Short Crust Pastry can form the basis of so many different recipes. Including both sweet and savoury options.
Ready-made short crust pastry is easily available in supermarkets, both in the fridge and freezer sections. But honestly it is really easy to make and doesn’t take that much time at all.
About Plain Short Crust Pastry
Short Crust pastry is one that is made with a higher proportion of fat and contains no raising agent to make it rise and expand during baking. It is light and crispy. A tender pastry which crumbles easily when eaten.
With its crumbly biscuit-like texture soaking up fluids it makes it perfect for quiches, tarts, samosas and pies. Plus it is surprisingly sturdy when removed from a tin.
There are many types of short crust pastry, but this recipe is for plain. Which is most used for savoury fillings; however it is a good all-rounder as it’s also good for sweet fillings too.
It can kept in the fridge for 1 or 2 days, if you need to keep it longer than that then it can be popped in the freezer.
Ingredients for Plain Short Crust Pastry
- 250g plain flour
- 1 beaten egg
- 125g cold butter, diced
- Weigh and prepare your ingredients.
- Next sieve the flour into a large bowl.
- Then add the butter and rub in with your fingertips until the mixture resembles fine breadcrumbs.
- Add the beaten egg and mix to a firm dough.
- Knead the dough briefly and gently on a floured surface. Finally wrap in cling film or a plastic bag to stop it drying out.
- Finally chill for at least 30 minutes or until you are ready to use.
- Bring back to room temperature before using (around 30-40 minutes).
- Add flour to the work surface to roll but ensure that you do not use too much.
- Wash your hands in cold water before handling – to ensure they’re not too hot. Make sure that you roll and handle the dough as little as you can.
- Use a metal tart tin as this will ensure that the bottom is well cooked and not soggy. Make sure not to stretch the pastry into the tin as it could shrink back when cooking, which will cause leaks.
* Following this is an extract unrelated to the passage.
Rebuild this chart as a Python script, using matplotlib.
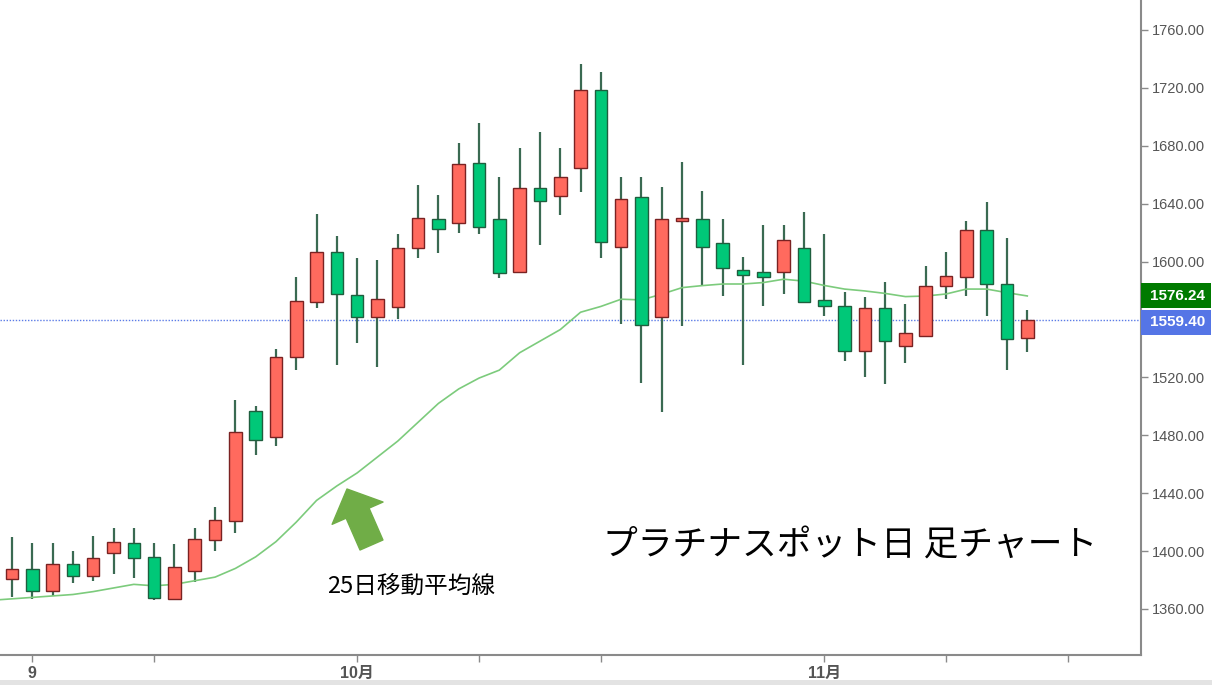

If there are any tears when linking the tin just simply wet your fingers or use a brush to moisten the short crust pastry and push it back together.
- Allowing a little overhang will also help avoid leaks from shrinking – they can always be trimmed later.
- Once you have lined your tin with short crust pastry then allow it to rest for five minutes in the fridge to allow the fat to harden.
- Again to prevent a soggy bottom add cold fillings otherwise it will cause the fat to melt.
- Glaze the short crust pastry before cooking. Use egg whites if you want a shiny finish. Beaten eggs or egg yolks for a deeply coloured shine. Finally milk or cream for a matt golden colour.